From Maryland I rode the Metro all the way through town to Arlington, Virginia, and met my friend Elisa's mother, Susan, for dinner at a Vietnamese restaurant. Susan is in her final year as a fourth-grade teacher; she could have retired earlier but decided she wasn't ready yet!
Thursday morning I rode the Metro to the Air and Space Museum and caught a shuttle bus from there to the museum's new annex near Dulles Airport, called the Steven F. Udvar-Hazy Center, or as the bus drivers say, "the Hazy" (pronounced hah-zee). It's basically a big hangar full of planes and spaceships that didn't fit in the main museum. More informative exhibits are being built, but for now most of the vehicles have only a small panel to describe them. Even with the enormous new space, the planes are so close together -- and lit from so many directions -- that it's difficult to get a camera angle without a spotlight or another plane in the way.
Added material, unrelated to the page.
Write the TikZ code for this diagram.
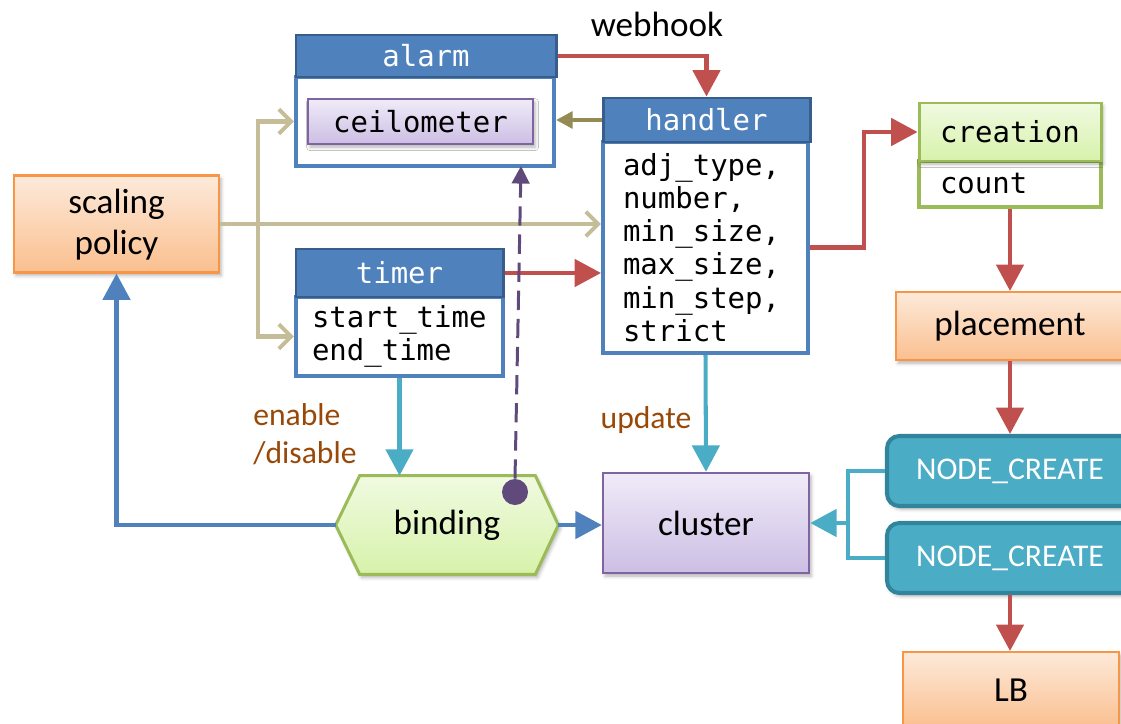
\documentclass[tikz,border=0pt]{standalone}
\usepackage{fontspec}
\setmainfont{Carlito}
\newfontfamily\monof{DejaVu Sans Mono}
\usetikzlibrary{arrows.meta,shadows.blur,calc}
\definecolor{hdrblue}{RGB}{79,129,189}
\definecolor{hdrdark}{RGB}{56,93,138}
\definecolor{redc}{RGB}{192,80,77}
\definecolor{beige}{RGB}{196,189,151}
\definecolor{olive}{RGB}{148,138,84}
\definecolor{tealc}{RGB}{75,172,198}
\definecolor{tealdark}{RGB}{49,132,155}
\definecolor{orangeb}{RGB}{247,150,70}
\definecolor{orangetop}{RGB}{253,234,218}
\definecolor{orangebot}{RGB}{250,191,143}
\definecolor{greenb}{RGB}{155,187,89}
\definecolor{greentop}{RGB}{240,250,225}
\definecolor{greenbot}{RGB}{215,242,170}
\definecolor{purpb}{RGB}{128,100,162}
\definecolor{purptop}{RGB}{240,235,248}
\definecolor{purpbot}{RGB}{204,190,228}
\definecolor{purpdark}{RGB}{96,74,123}
\definecolor{brownt}{RGB}{152,72,7}
\newcommand\pxu{0.02cm}
\tikzset{
  shad/.style={blur shadow={shadow xshift=1.2pt, shadow yshift=-1.8pt, shadow blur radius=2pt, shadow opacity=30}},
  monofont/.style={font=\monof\fontsize{16.5pt}{18.9pt}\selectfont},
  sansbig/.style={font=\fontsize{20pt}{23.3pt}\selectfont},
  hdr/.style={draw=hdrdark, fill=hdrblue, line width=1.7pt, text=white, monofont, inner sep=0pt},
  bodybox/.style={draw=hdrblue, fill=white, line width=2.3pt, monofont, inner sep=0pt, align=left},
  orangebox/.style={draw=orangeb, line width=1.2pt, top color=orangetop, bottom color=orangebot, sansbig, inner sep=0pt, shad},
  greenbox/.style={draw=greenb, line width=1.7pt, top color=greentop, bottom color=greenbot, monofont, inner sep=0pt, shad},
  countbox/.style={draw=greenb, line width=2.3pt, fill=white, monofont, inner sep=0pt, align=left},
  purpbox/.style={draw=purpb, line width=1.4pt, top color=purptop, bottom color=purpbot, sansbig, inner sep=0pt, shad},
  ceilbox/.style={draw=purpb, line width=1.4pt, top color=purptop, bottom color=purpbot, monofont, inner sep=0pt, shad},
  ncbox/.style={draw=tealdark, line width=2.3pt, fill=tealc, rounded corners=7pt, text=white, font=\fontsize{18pt}{21pt}\selectfont, inner sep=0pt, shad},
  greenhex/.style={draw=greenb, line width=1.7pt, top color=greentop, bottom color=greenbot, shad},
  brownlbl/.style={text=brownt, font=\fontsize{18pt}{21.5pt}\selectfont, inner sep=0pt},
  redar/.style={draw=redc, line width=2.3pt, -{Triangle[length=15pt,width=15.5pt]}},
  tealar/.style={draw=tealc, line width=2.3pt, -{Triangle[length=15pt,width=15.5pt]}},
  tealline/.style={draw=tealc, line width=2.3pt},
  bluear/.style={draw=hdrblue, line width=2.3pt, -{Triangle[length=15pt,width=15.5pt]}},
  beigear/.style={draw=beige, line width=2.3pt, -{Straight Barb[length=7pt,width=14pt]}},
  olivear/.style={draw=olive, line width=2.3pt, -{Triangle[length=9.5pt,width=9.5pt]}},
  purpdash/.style={draw=purpdark, line width=1.7pt, dash pattern=on 11pt off 5pt, -{Triangle[length=10pt,width=10pt]}}
}
\begin{document}
\begin{tikzpicture}[x=0.02cm,y=-0.02cm]
\useasboundingbox (0,0) rectangle (1121,723);
\clip (0,0) rectangle (1121,723);

% nodes
\node[orangebox, minimum width=205*\pxu, minimum height=97*\pxu, align=center, font=\fontsize{20pt}{23.5pt}\selectfont] (policy) at (116.5,224) {\rule{0pt}{15pt}scaling\\policy};

\node[bodybox, minimum width=258*\pxu, minimum height=89*\pxu] (alarmB) at (425,121.5) {};
\node[hdr, minimum width=260*\pxu, minimum height=42*\pxu] (alarmH) at (426,56) {alarm};
\node[ceilbox, minimum width=225*\pxu, minimum height=45*\pxu] (ceil) at (420.5,121.5) {ceilometer};

\node[bodybox, minimum width=205*\pxu, minimum height=211*\pxu, text width=165*\pxu] (handlerB) at (705.5,247.5) {adj\_type,\\number,\\min\_size,\\max\_size,\\min\_step,\\strict};
\node[hdr, minimum width=207*\pxu, minimum height=44*\pxu] (handlerH) at (706.5,120) {handler};

\node[bodybox, minimum width=207*\pxu, minimum height=79*\pxu, text width=175*\pxu] (timerB) at (399.5,336.5) {start\_time\\end\_time};
\node[hdr, minimum width=207*\pxu, minimum height=48*\pxu] (timerH) at (399.5,273) {timer};

\node[countbox, minimum width=182*\pxu, minimum height=46*\pxu, text width=140*\pxu] (count) at (1010,184) {count};
\node[greenbox, minimum width=182*\pxu, minimum height=58*\pxu] (creation) at (1010,132) {creation};

\node[orangebox, minimum width=228*\pxu, minimum height=68*\pxu] (placement) at (1010,326) {placement};
\node[ncbox, minimum width=246*\pxu, minimum height=70*\pxu] (nc1) at (1010,471) {NODE\_CREATE};
\node[ncbox, minimum width=246*\pxu, minimum height=70*\pxu] (nc2) at (1010,558) {NODE\_CREATE};
\node[orangebox, minimum width=216*\pxu, minimum height=76*\pxu] (lb) at (1011,690) {LB};

\node[purpbox, minimum width=206*\pxu, minimum height=100*\pxu] (cluster) at (706,523) {cluster};

\node[minimum width=222*\pxu, minimum height=98*\pxu, inner sep=0pt] (binding) at (447,525) {};
\path[greenhex] (binding.west) -- ($(binding.north west)+(24,0)$) -- ($(binding.north east)+(-23,0)$) -- (binding.east) -- ($(binding.south east)+(-23,0)$) -- ($(binding.south west)+(24,0)$) -- cycle;
\node[sansbig] (bindtext) at (binding.center) {binding};
\node[circle, fill=purpdark, minimum size=26*\pxu, inner sep=0pt] (dot) at (515,492) {};

% labels
\node[sansbig, inner sep=0pt] (webhook) at (657,24) {webhook};
\node[brownlbl, anchor=west, align=left] (enlbl) at (253,434) {enable\\/disable};
\node[brownlbl] (updlbl) at (646,420) {update};

% connectors
\coordinate (bj) at (258,224);
\draw[beigear] (policy.east) -- (policy.east -| handlerB.west);
\draw[beigear] (bj) |- (alarmB.west);
\draw[beigear] (bj) |- (timerB.west);

\draw[redar] (alarmH.east) -| (handlerH.north);
\draw[olivear] (handlerH.west) -- (handlerH.west -| alarmB.east);
\draw[redar] (timerH.east) -- (timerH.east -| handlerB.west);
\draw[redar] (handlerB.east) -- ++(54,0) |- (creation.west);
\draw[redar] (count.south) -- (placement.north);
\draw[redar] (placement.south) -- (nc1.north);
\draw[redar] (nc2.south) -- (nc2.south |- lb.north);

\coordinate (tj) at (848,523);
\draw[tealline] (nc1.west) -| (tj) |- (nc2.west);
\draw[tealar] (tj) -- (cluster.east);
\draw[tealar] (timerB.south) -- (timerB.south |- binding.north);
\draw[tealar] (handlerB.south) -- (cluster.north);

\draw[bluear] (binding.east) -- (binding.east -| cluster.west);
\draw[bluear] (binding.west) -| (policy.south);

\coordinate (ceilin) at (521,166);
\draw[purpdash] (dot.north) -- (ceilin);
\end{tikzpicture}
\end{document}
But the planes are still mighty impressive -- like the last SR-71 Blackbird and Concorde to fly, or the Space Shuttle Enterprise, or a Spacelab module that flew 9 missions.
My high-school friend Joe came and picked me up from the museum for lunch. He lives and works near Dulles, so it made more sense for us to meet at the museum than in DC. He's working for America Online. As much as he says he dislikes Oklahoma, having emigrated after his divorce, he's now dating a Tulsan and is flying there as I write this.